Pencils, crayons, markers and notebooks are basic necessities found in the backpacks of students everywhere.
But for some children on the islands of St. Lucia and St. Vincent, acquiring those supplies is the one thing standing in the way of their education.
“There were kids at school, and there were quite a few that weren’t,” recalled Father John Ludden, the pastor at St. John the Evangelist Church in Naples, who has visited the islands several times. “So, I asked why, and the response was that because they cannot afford the materials to go.”
In response to that need, St. John the Evangelist and other churches in the Diocese of Venice started the Kids 4 Others Mission Backpack project to collect and send 2,000 book bags filled with school supplies for children on the islands.

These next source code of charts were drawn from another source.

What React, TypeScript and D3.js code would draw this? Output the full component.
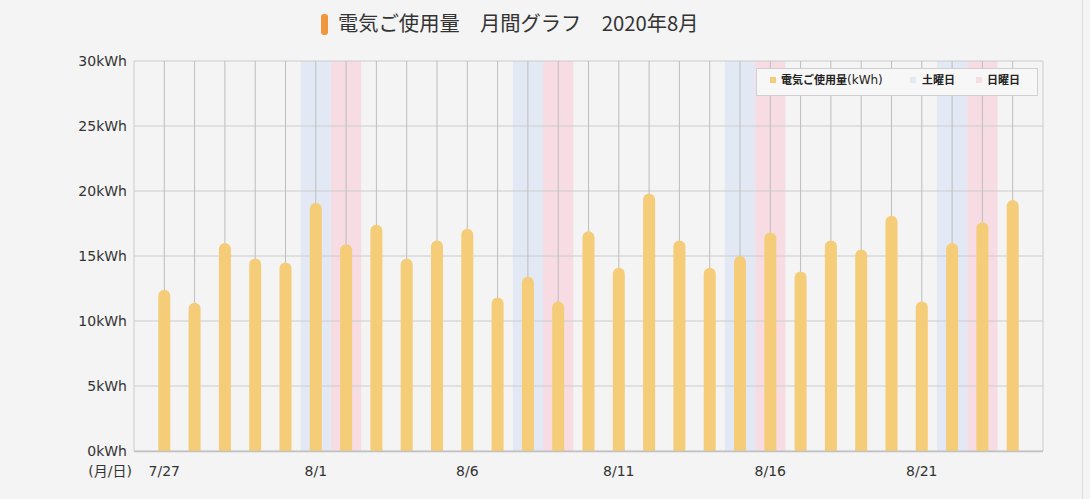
import React from "react";
import * as d3 from "d3";

const dates = ["7/27","7/28","7/29","7/30","7/31","8/1","8/2","8/3","8/4","8/5","8/6","8/7","8/8","8/9","8/10","8/11","8/12","8/13","8/14","8/15","8/16","8/17","8/18","8/19","8/20","8/21","8/22","8/23","8/24"];
const usage = [12.4,11.4,16.0,14.8,14.5,19.1,15.9,17.4,14.8,16.2,17.1,11.8,13.4,11.5,16.9,14.1,19.8,16.2,14.1,15.0,16.8,13.8,16.2,15.5,18.1,11.5,16.0,17.6,19.3];
const saturdays = ["8/1","8/8","8/15","8/22"];
const sundays = ["8/2","8/9","8/16","8/23"];
const xTickLabels = ["7/27","8/1","8/6","8/11","8/16","8/21"];
const yTicks = [0,5,10,15,20,25,30];

const W = 1090, H = 499;
const L = 134, R = 1043, T = 61, B = 451;
const FONT = "'DejaVu Sans', 'Noto Sans CJK JP', sans-serif";
const JFONT = "'Noto Sans CJK JP', 'DejaVu Sans', sans-serif";

export default function App() {
  const x = d3.scalePoint<string>().domain(["_s", ...dates, "_e"]).range([L, R]);
  const step = x.step();
  const y = d3.scaleLinear().domain([0, 30]).range([B, T]);
  const bw = 12;
  const barPath = (cx: number, v: number) => {
    const top = y(v);
    const r = bw / 2;
    const p = d3.path();
    p.moveTo(cx - r, B);
    p.lineTo(cx - r, top + r);
    p.arc(cx, top + r, r, Math.PI, 0);
    p.lineTo(cx + r, B);
    p.closePath();
    return p.toString();
  };
  return (
    <svg width={W} height={H} style={{ position: "absolute", left: 0, top: 0, background: "#f4f4f4" }}>
      <rect x={0} y={0} width={W} height={H} fill="#f4f4f4" />
      <line x1={1082.5} x2={1082.5} y1={0} y2={H} stroke="#dcdcdc" />
      {/* title */}
      <rect x={321} y={14} width={7} height={21} rx={3} fill="#f0963c" />
      <text x={338} y={31} fontSize={20.3} fontFamily={JFONT} fill="#333">電気ご使用量　月間グラフ　2020年8月</text>
      {/* weekend bands */}
      {saturdays.map((d) => (
        <rect key={"sa" + d} x={x(d)! - step / 2} y={T} width={step} height={B - T} fill="#e3e9f4" />
      ))}
      {sundays.map((d) => (
        <rect key={"su" + d} x={x(d)! - step / 2} y={T} width={step} height={B - T} fill="#f7dce3" />
      ))}
      {/* grid */}
      {yTicks.map((t) => (
        <line key={"gy" + t} x1={L} x2={R} y1={y(t)} y2={y(t)} stroke="#cccccc" strokeWidth={1} />
      ))}
      {dates.map((d) => (
        <line key={"gx" + d} x1={x(d)} x2={x(d)} y1={T} y2={B} stroke="#bdbdbd" strokeWidth={1} />
      ))}
      <line x1={L} x2={L} y1={T} y2={B} stroke="#cccccc" />
      <line x1={R} x2={R} y1={T} y2={B} stroke="#cccccc" />
      {/* bars */}
      {dates.map((d, i) => (
        <path key={"b" + d} d={barPath(x(d)!, usage[i])} fill="#f5cc78" />
      ))}
      <line x1={L} x2={R} y1={B + 0.5} y2={B + 0.5} stroke="#c0c0c0" strokeWidth={1.5} />
      {/* y labels */}
      {yTicks.map((t) => (
        <text key={"yl" + t} x={127} y={y(t)} dy="0.35em" textAnchor="end" fontSize={14} fontFamily={FONT} fill="#333">{t}kWh</text>
      ))}
      {/* x labels */}
      <text x={132} y={476} textAnchor="end" fontSize={14} fontFamily={FONT} fill="#333">(月/日)</text>
      {xTickLabels.map((d) => (
        <text key={"xl" + d} x={x(d)} y={476} textAnchor="middle" fontSize={14} fontFamily={FONT} fill="#333">{d}</text>
      ))}
      {/* legend */}
      <rect x={756.5} y={68.5} width={281} height={27} fill="#f7f7f7" stroke="#d0d0d0" />
      <rect x={770} y={77} width={6} height={6} fill="#f5cc78" />
      <text x={781} y={80} dy="0.35em" fontSize={11} fontWeight="bold" fontFamily={JFONT} fill="#222">電気ご使用量<tspan fontFamily={FONT} fontSize={12} fontWeight="normal">(kWh)</tspan></text>
      <rect x={910} y={77} width={6} height={6} fill="#e3e9f4" />
      <text x={922} y={80} dy="0.35em" fontSize={11} fontWeight="bold" fontFamily={JFONT} fill="#222">土曜日</text>
      <rect x={976} y={77} width={6} height={6} fill="#f7dce3" />
      <text x={987} y={80} dy="0.35em" fontSize={11} fontWeight="bold" fontFamily={JFONT} fill="#222">日曜日</text>
    </svg>
  );
}
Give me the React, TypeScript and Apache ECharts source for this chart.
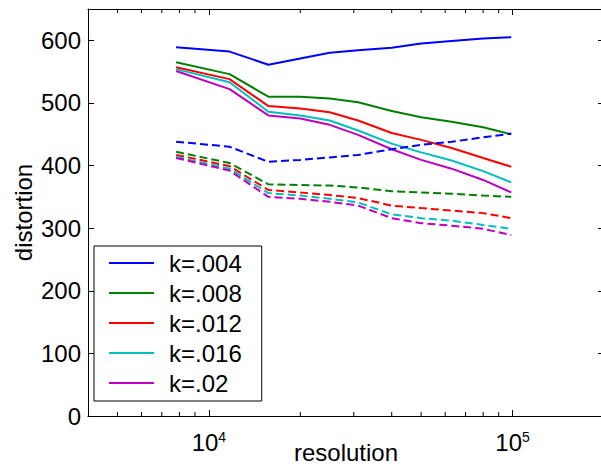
import React, { useEffect, useRef } from 'react';
import * as echarts from 'echarts';

const resolution = [7800, 11700, 15700, 20000, 25000, 31000, 40000, 50000, 63000, 80000, 99000];
const kLabels = ['k=.004', 'k=.008', 'k=.012', 'k=.016', 'k=.02'];
const colors = ['#0000ff', '#008000', '#ff0000', '#00bfbf', '#bf00bf'];

// solid lines
const solid004 = [589, 582, 561, 571, 580, 584, 588, 595, 599, 603, 605];
const solid008 = [565, 546, 510, 510, 507, 501, 487, 477, 470, 461, 450];
const solid012 = [557, 538, 495, 491, 485, 472, 452, 441, 428, 412, 398];
const solid016 = [554, 533, 486, 480, 472, 456, 435, 421, 408, 391, 373];
const solid02 = [551, 522, 480, 475, 465, 449, 426, 409, 395, 377, 357];

// dashed lines
const dashed004 = [438, 430, 406, 409, 413, 417, 426, 433, 438, 445, 451];
const dashed008 = [422, 404, 370, 369, 368, 365, 359, 357, 355, 352, 350];
const dashed012 = [417, 399, 361, 357, 353, 348, 336, 332, 328, 324, 316];
const dashed016 = [414, 395, 356, 352, 347, 341, 322, 316, 312, 305, 299];
const dashed02 = [412, 392, 350, 347, 342, 336, 316, 308, 304, 299, 289];

const minorTicks = [5000, 6000, 7000, 8000, 9000, 20000, 30000, 40000, 50000, 60000, 70000, 80000, 90000];

const solidSets = [solid004, solid008, solid012, solid016, solid02];
const dashedSets = [dashed004, dashed008, dashed012, dashed016, dashed02];

const FONT = '"Liberation Sans", Arial, sans-serif';
const X_MIN = 4000;
const X_MAX = 200000;
const Y_MAX = 650;

export default function App() {
  const ref = useRef<HTMLDivElement>(null);
  useEffect(() => {
    if (!ref.current) return;
    const chart = echarts.init(ref.current, undefined, { renderer: 'svg' });

    const series: any[] = [];
    solidSets.forEach((vals, i) => {
      series.push({
        name: kLabels[i],
        type: 'line',
        data: resolution.map((r, j) => [r, vals[j]]),
        symbol: 'none',
        lineStyle: { color: colors[i], width: 2, type: 'solid' },
        itemStyle: { color: colors[i] },
        z: 3,
      });
    });
    dashedSets.forEach((vals, i) => {
      series.push({
        name: kLabels[i] + ' dashed',
        type: 'line',
        data: resolution.map((r, j) => [r, vals[j]]),
        symbol: 'none',
        lineStyle: { color: colors[i], width: 2, type: [8, 4] },
        itemStyle: { color: colors[i] },
        z: 3,
      });
    });
    series.push({
      type: 'custom',
      name: 'minor',
      silent: true,
      clip: false,
      z: 5,
      data: minorTicks.map((v) => [v, 0]),
      renderItem: (_params: any, api: any) => {
        const x = api.value(0);
        const b = api.coord([x, 0]);
        const t = api.coord([x, Y_MAX]);
        return {
          type: 'group',
          children: [
            { type: 'line', shape: { x1: b[0], y1: b[1], x2: b[0], y2: b[1] - 4 }, style: { stroke: '#000', lineWidth: 1 } },
            { type: 'line', shape: { x1: t[0], y1: t[1], x2: t[0], y2: t[1] + 4 }, style: { stroke: '#000', lineWidth: 1 } },
          ],
        };
      },
    });

    const logLabel = (v: number) => {
      const l = Math.log10(v);
      const e = Math.round(l);
      return Math.abs(l - e) < 1e-6 ? `{b|10}{sup|${e}}` : '';
    };

    const axisLine = { show: true, onZero: false, lineStyle: { color: '#000', width: 1 } };

    chart.setOption({
      animation: false,
      backgroundColor: '#fff',
      grid: { left: 88, top: 9, width: 516, height: 407, containLabel: false, outerBoundsMode: 'none' },
      legend: {
        data: kLabels,
        orient: 'vertical',
        left: 94,
        top: 246,
        itemWidth: 45,
        itemHeight: 24,
        itemGap: 6,
        padding: [5, 20, 6, 14],
        borderColor: '#000',
        borderWidth: 1,
        backgroundColor: '#fff',
        selectedMode: false,
        itemStyle: { opacity: 0 },
        textStyle: { fontSize: 24, fontFamily: FONT, color: '#000', lineHeight: 24, padding: [0, 0, 0, 10] },
      },
      xAxis: [
        {
          type: 'log',
          min: X_MIN,
          max: X_MAX,
          position: 'bottom',
          name: 'resolution',
          nameLocation: 'middle',
          nameGap: 24,
          nameMoveOverlap: false,
          nameTextStyle: { fontSize: 24, fontFamily: FONT, color: '#000', lineHeight: 24 },
          axisLine,
          axisTick: { show: true, inside: true, length: 6, lineStyle: { color: '#000' } },
          splitLine: { show: false },
          axisLabel: {
            margin: 14,
            color: '#000',
            fontFamily: FONT,
            formatter: logLabel,
            rich: {
              b: { fontSize: 24, fontFamily: FONT, color: '#000', lineHeight: 24 },
              sup: { fontSize: 14, fontFamily: FONT, color: '#000', lineHeight: 14, verticalAlign: 'top' },
            },
          },
        },
        {
          type: 'log',
          min: X_MIN,
          max: X_MAX,
          position: 'top',
          axisLine,
          axisTick: { show: true, inside: true, length: 6, lineStyle: { color: '#000' } },
          splitLine: { show: false },
          axisLabel: { show: false },
        },
      ],
      yAxis: [
        {
          type: 'value',
          min: 0,
          max: Y_MAX,
          interval: 100,
          position: 'left',
          name: 'distortion',
          nameLocation: 'middle',
          nameGap: 53,
          nameMoveOverlap: false,
          nameTextStyle: { fontSize: 24, fontFamily: FONT, color: '#000', lineHeight: 24 },
          axisLine,
          axisTick: { show: true, inside: true, length: 6, lineStyle: { color: '#000' } },
          splitLine: { show: false },
          axisLabel: {
            margin: 7,
            fontSize: 24,
            fontFamily: FONT,
            color: '#000',
            formatter: (v: number) => (v > 600 ? '' : String(v)),
          },
        },
        {
          type: 'value',
          min: 0,
          max: Y_MAX,
          interval: 100,
          position: 'right',
          axisLine,
          axisTick: { show: true, inside: true, length: 6, lineStyle: { color: '#000' } },
          splitLine: { show: false },
          axisLabel: { show: false },
        },
      ],
      series,
    });

    return () => chart.dispose();
  }, []);

  return <div ref={ref} style={{ position: 'fixed', left: 0, top: 0, width: 601, height: 465 }} />;
}
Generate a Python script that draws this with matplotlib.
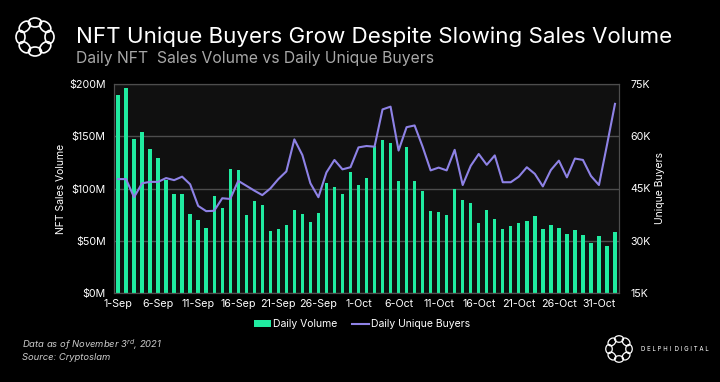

Ludden and Elma McCaughey, the mission coordinator for the Diocese of Venice, began organizing the project in January. The goal for the St. John parish was 1,000 backpacks. The church made it their Lenten season mission project and collected $10 from each member. After four months, they accumulated $23,000 to buy 1,000 new book bags and various school supplies to fill them with. They also received donations of 75 slightly used backpacks.
“The response from our parish was overwhelming,” said Natalie Campbell, Ludden’s secretary and member of the church since 1997. “It’s not surprising that when there is need, we always rise to the occasion.”
The church has organized many charity projects before, but this one involved the most parishioners. Throughout the months, members could be found opening stacks of boxes, placing tags on backpacks and filling them with pencils, highlighters, scissors, glue sticks and other supplies, said Campbell.
“This is a labor of love,” said Loretta Sullivan, a volunteer and a member of the church for 12 years. “You love helping and knowing that this is going to help children go to school.”
Other Catholic churches in the diocese, including St. Ann and St. Elizabeth in Naples as well as St. Charles Borromeo in Port Charlotte and St. Andrew in Cape Coral, participated in the project by collecting about 1,000 used and new backpacks with supplies. Victoria Latavish, a first-grade teacher at St. Ann’s grade school, got her students involved by asking them to donate their own book bags at the end of the school year.
“They are a little too young to grasp the concept of it all, but they understood that they were giving a gift to someone far away that would help them,” said Latavish, who has been teaching for 12 years.
On a recent Monday morning, all the backpacks lay in a giant pile on the floor of St. John’s ballroom. Pink book bags adorned with Disney princesses sat next to brand new blue and grey ones. About 15 volunteers and staff descended on the mini mountain, filling carts with backpacks to load onto a truck headed for Pompano Beach Airport. From there, the cargo was placed on a container and shipped to the islands of St. Lucia, St. Vincent and Jamaica where the book bags will be distributed to children.
“These children are even less fortunate than the kids here,” said Donald St. Jean, a volunteer and member of St. Charles Borromeo Church. “Every little bit counts to help them.”
From now through August 13, young Catholics from different youth groups in the diocese will arrive at St. Lucia to work with the poor and deliver some of the backpacks to schools on the island.
“When people know there are kids who are in need of an education, there is just going to be a tremendous response from the heart,” Ludden said. “And that’s what we received. Now we can pass on that love to the children.”